No enredo do filme Janela indiscreta, de 1954, dirigido por Alfred Hitchcock, o protagonista Jeff (James Stewart) é um jornalista que, após ter quebrado a perna, fica confinado em seu apartamento, de repouso. Depois de muito se entediar devido ao contato muito restrito com outras pessoas, ele resolve explorar as casas dos seus vizinhos, através de binóculos. O que nos faz gostar tanto desse filme, mesmo inconscientemente, é a nossa identificação com aquilo que se chama de “pulsão escópica”, ou seja, o desejo de ver.
Ultimamente, tenho entendido muito mais o protagonista desse filme. Assim como ele, estamos majoritariamente em casa e nosso contato mais constante com o exterior se dá, também, por uma janela – do Google Meet ou do Zoom. Mas a identificação maior acontece quando, em uma sala com mais de uma dezena de alunos, todos eles mantêm a câmera e o microfone desligados.
Não basta a luta de, no minuto em que a aula começa, o cachorro do vizinho latir, a criança gritar, o porteiro interfonar, o carro do ovo passar e sabe-se lá mais o quê. Não! Ainda é preciso que nós sejamos completamente privados de qualquer contato visual ou sonoro que demonstre, minimamente, que existe um interlocutor. Quando muito, em um ato de bravura e insubmissão, algum deles manda um “ok” via chat. Não há nenhum professor que nunca tenha se sentido um dementador, dos filmes do Harry Potter, diante dessa situação. Sim, um ser capaz de sugar a felicidade das pessoas ao redor e fazê-las perderem momentaneamente a esperança.

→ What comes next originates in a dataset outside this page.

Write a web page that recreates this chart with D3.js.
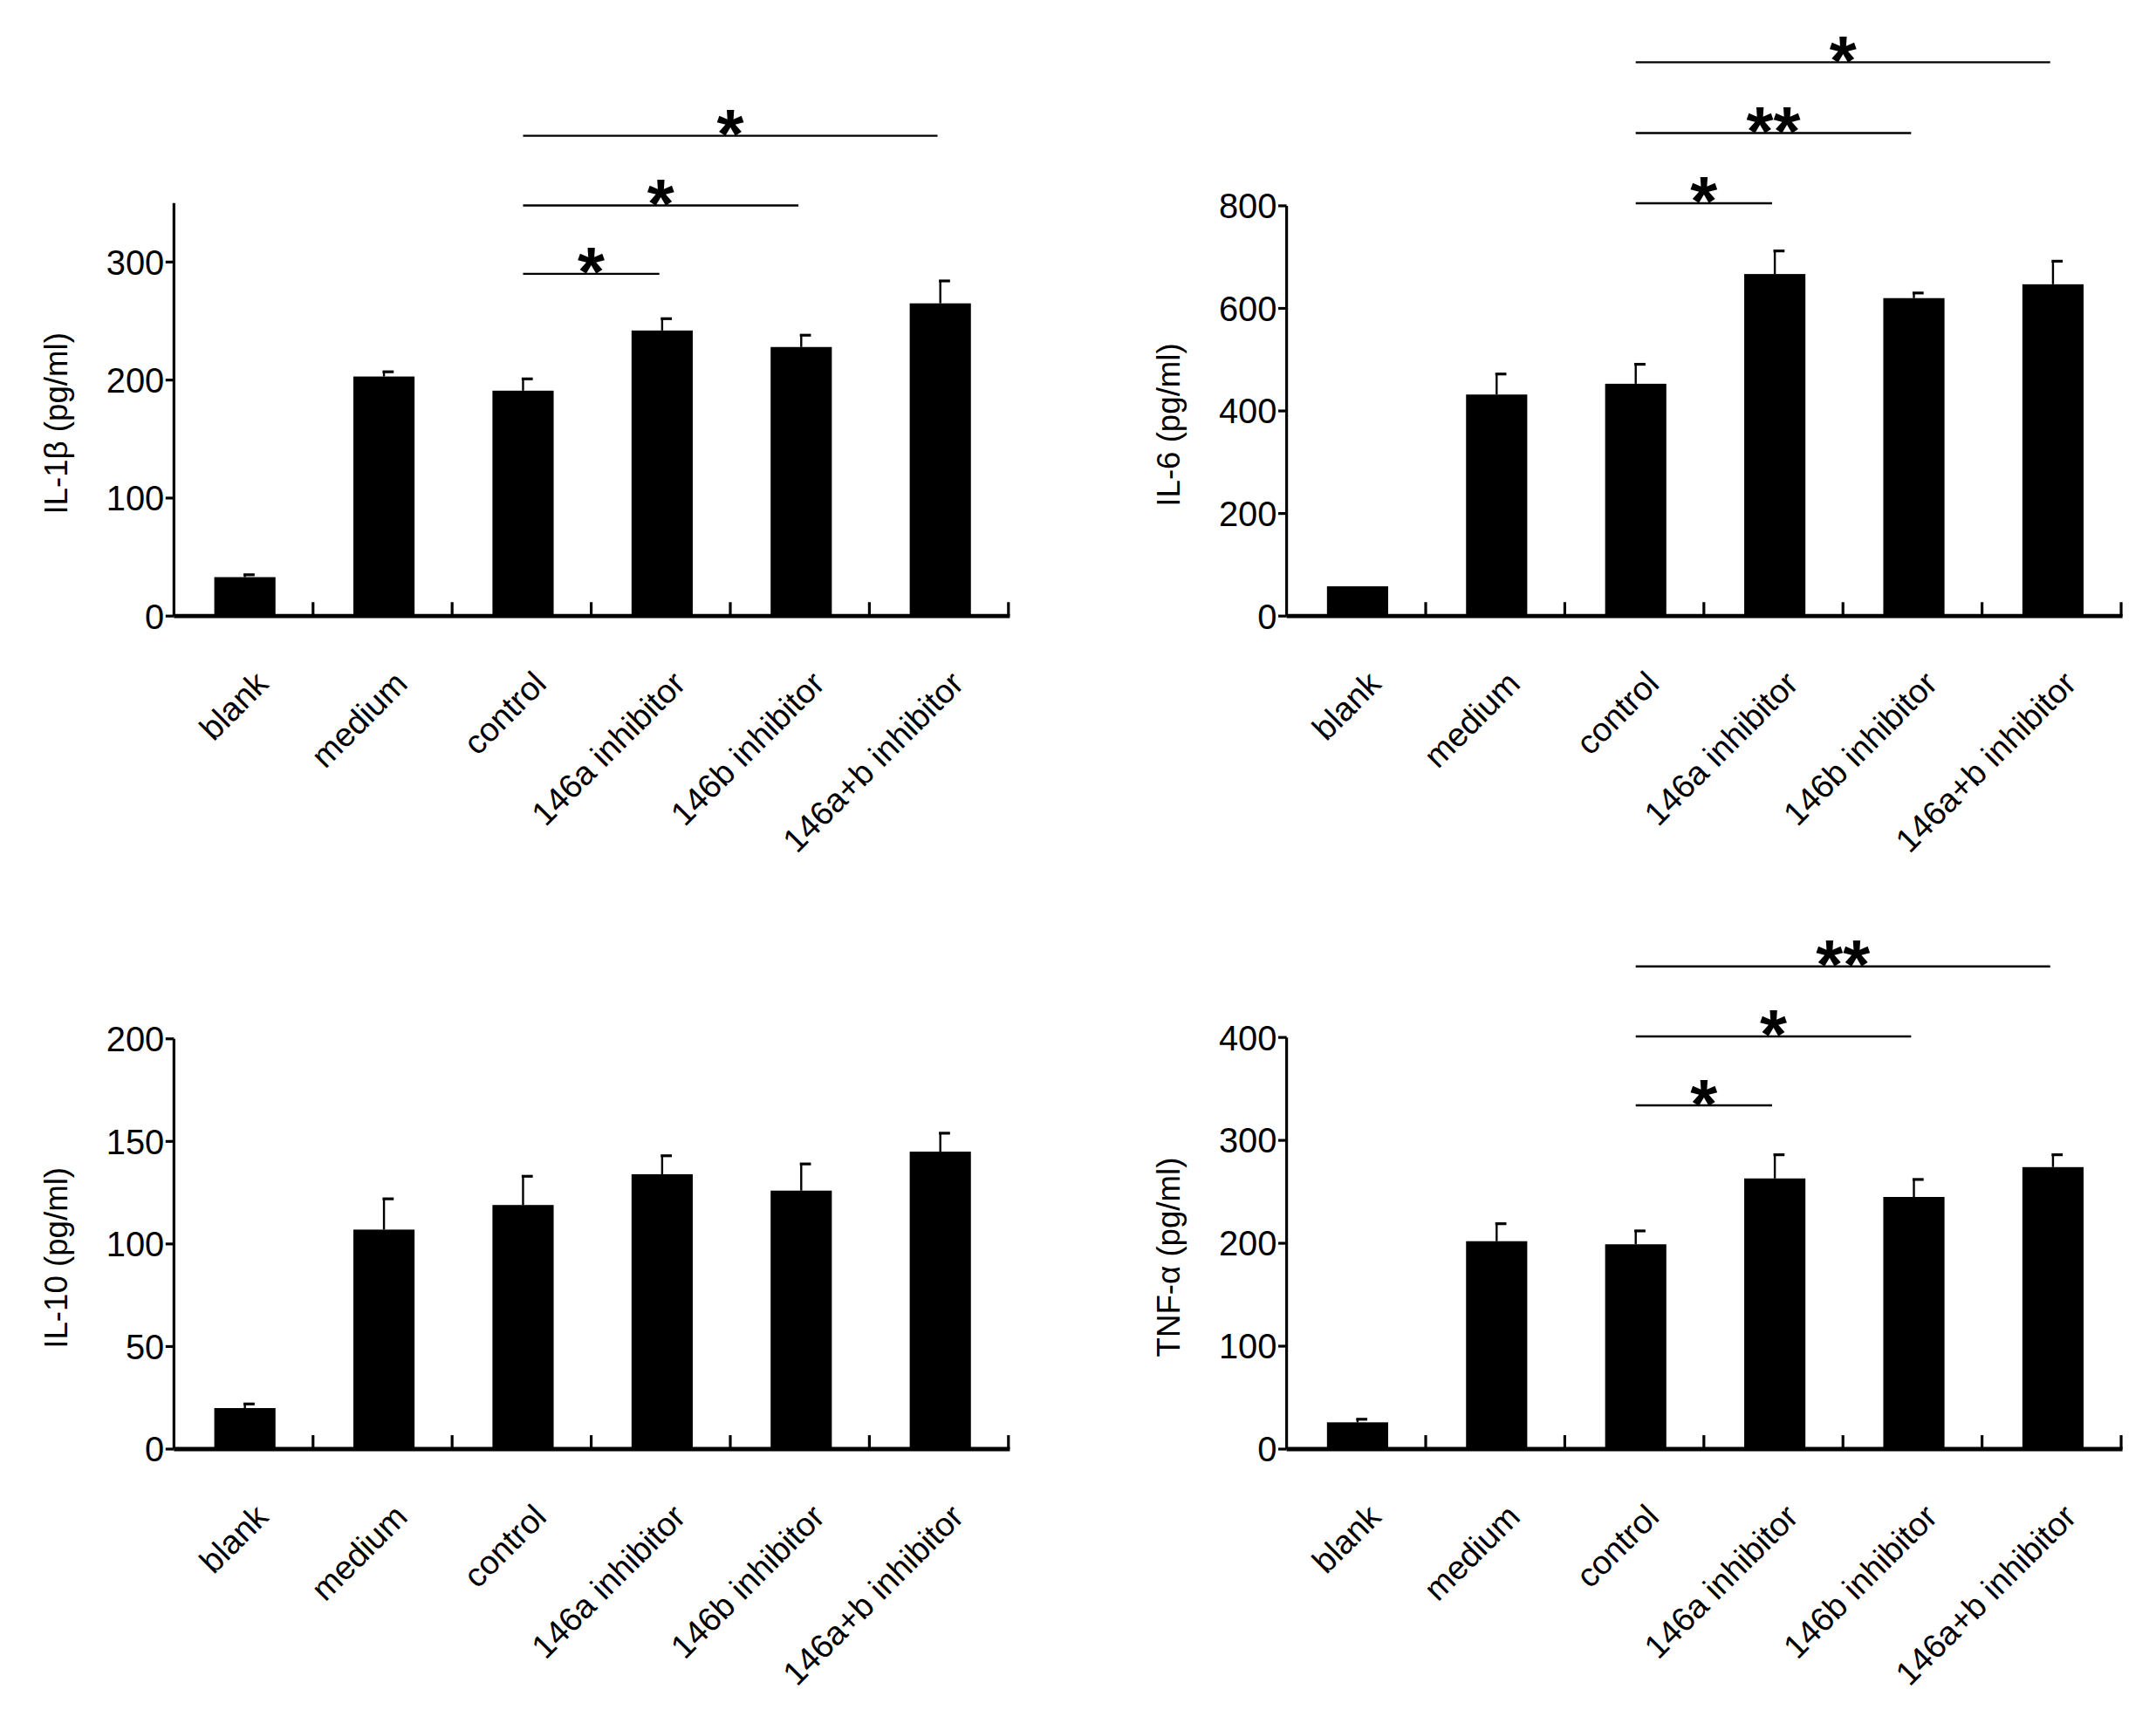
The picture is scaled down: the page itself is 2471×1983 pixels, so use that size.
<!DOCTYPE html>
<html><head><meta charset="utf-8">
<script src="https://cdn.jsdelivr.net/npm/d3@7"></script>
<style>body{margin:0;background:#fff}</style>
</head><body>
<script>
const categories = ["blank","medium","control","146a inhibitor","146b inhibitor","146a+b inhibitor"];
const il1bValues = [33,203,191,242,228,265];
const il1bErrors = [2,4,10,10,10,19];
const il6Values = [58,432,453,667,620,647];
const il6Errors = [0,40,38,45,10,45];
const il10Values = [20,107,119,134,126,145];
const il10Errors = [2,15,14,9,13,9];
const tnfValues = [26,202,199,263,245,274];
const tnfErrors = [3,17,13,23,17,12];
const il1bTicks = [0,100,200,300];
const il6Ticks = [0,200,400,600,800];
const il10Ticks = [0,50,100,150,200];
const tnfTicks = [0,100,200,300,400];
const il1bSig = [["control","146a inhibitor","*",290],["control","146b inhibitor","*",348],["control","146a+b inhibitor","*",407]];
const il6Sig = [["control","146a inhibitor","*",805],["control","146b inhibitor","**",942],["control","146a+b inhibitor","*",1080]];
const tnfSig = [["control","146a inhibitor","*",334],["control","146b inhibitor","*",401],["control","146a+b inhibitor","**",469]];

const panels = [
 {x0:125,y0:443,title:"IL-1β (pg/ml)",vals:il1bValues,errs:il1bErrors,ticks:il1bTicks,max:350,top:146,sig:il1bSig},
 {x0:925,y0:443,title:"IL-6 (pg/ml)",vals:il6Values,errs:il6Errors,ticks:il6Ticks,max:800,top:148,sig:il6Sig},
 {x0:125,y0:1042,title:"IL-10 (pg/ml)",vals:il10Values,errs:il10Errors,ticks:il10Ticks,max:200,top:747,sig:[]},
 {x0:925,y0:1042,title:"TNF-α (pg/ml)",vals:tnfValues,errs:tnfErrors,ticks:tnfTicks,max:400,top:746,sig:tnfSig}
];

const svg = d3.select("body").append("svg").attr("width",2471).attr("height",1983)
  .attr("viewBox","0 0 1550 1244").style("font-family","'Liberation Sans',Arial,sans-serif");

panels.forEach(p=>{
  const g = svg.append("g");
  const x = d3.scalePoint().domain(categories).range([p.x0+51, p.x0+551]);
  const bw = 44;
  const y = d3.scaleLinear().domain([0,p.max]).range([p.y0,p.top]);
  g.append("line").attr("x1",p.x0).attr("x2",p.x0).attr("y1",p.y0).attr("y2",p.top).attr("stroke","#000").attr("stroke-width",2);
  p.ticks.forEach(t=>{
    g.append("line").attr("x1",p.x0-6).attr("x2",p.x0).attr("y1",y(t)).attr("y2",y(t)).attr("stroke","#000").attr("stroke-width",2);
    g.append("text").attr("x",p.x0-7).attr("y",y(t)).attr("dy","0.36em").attr("text-anchor","end").attr("font-size",25).text(t);
  });
  g.append("text").attr("transform",`translate(${p.x0-85},${(p.y0+p.top)/2+10}) rotate(-90)`).attr("text-anchor","middle")
    .attr("dy","0.36em").attr("font-size",23).text(p.title);
  categories.forEach((c,i)=>{
    const cx = x(c);
    const v=p.vals[i], e=p.errs[i];
    if(e>0){
      g.append("line").attr("x1",cx).attr("x2",cx).attr("y1",y(v)).attr("y2",y(v+e)).attr("stroke","#000").attr("stroke-width",1.5);
      g.append("line").attr("x1",cx-1).attr("x2",cx+7).attr("y1",y(v+e)).attr("y2",y(v+e)).attr("stroke","#000").attr("stroke-width",2);
    }
    g.append("rect").attr("x",cx-bw/2).attr("width",bw).attr("y",y(v)).attr("height",p.y0-y(v)).attr("fill","#000");
    g.append("text").attr("transform",`translate(${cx+12},${p.y0+44}) rotate(-45)`).attr("text-anchor","end")
      .attr("dy","0.36em").attr("font-size",24).text(c);
  });
  g.append("line").attr("x1",p.x0).attr("x2",p.x0+601).attr("y1",p.y0).attr("y2",p.y0).attr("stroke","#000").attr("stroke-width",3);
  for(let i=1;i<=6;i++){
    const tx = p.x0+i*100;
    g.append("line").attr("x1",tx).attr("x2",tx).attr("y1",p.y0).attr("y2",p.y0-10).attr("stroke","#000").attr("stroke-width",2);
  }
  p.sig.forEach(s=>{
    const a = x(s[0]), b = x(s[1])-2, yy=y(s[3]);
    g.append("line").attr("x1",a).attr("x2",b).attr("y1",yy).attr("y2",yy).attr("stroke","#000").attr("stroke-width",1.5);
    g.append("text").attr("x",(a+b)/2).attr("y",yy+16).attr("text-anchor","middle").attr("font-size",50).attr("font-weight","bold").text(s[2]);
  });
});
</script>
</body></html>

Voltando ao Jeff, a nossa vontade de ver e de saber é parecida com a dele. Por vezes, ouvimos vozes de fundo, bocejos, barulho do microondas e notificações do whatsapp que nos dão pistas do que acontece do outro lado. Ainda há os alunos – bem mais bonzinhos conosco – que descrevem suas ações: “professor, desculpa, eu estava comendo um pão e não consegui responder”. Na minha opinião, existe um desrespeito na medida em que o contrato consuetudinário professor/aluno foi rompido apenas por um lado. Nós continuamos de banho tomado, roupas apropriadas e plano de fundo previamente planejado, enquanto os nossos interlocutores se aproveitam do anonimato – supomos – para permanecerem de pijama, deitados e comendo pão.
Pouco a pouco, os rostos vão desaparecendo a ponto de, na volta às aulas presenciais, ser possível que ninguém mais se reconheça, como em um conto do Saramago. Contudo, não apresentamos sinal de desistência e, a despeito de todas as adversidades, seguimos em frente, professores e alunos, para o final de mais um ano letivo. Mas, como há muito chão pela frente, ainda nos resta a opção de pedir a compreensão daqueles que ficam nas sombras nos vendo e ouvindo, para que interajam ao vivo e a cores. A descoberta de Jeff, ao final de Janela indiscreta, não é nada agradável em um condomínio mas, quem sabe, nas aulas, não possamos descobrir uma nova forma de interação?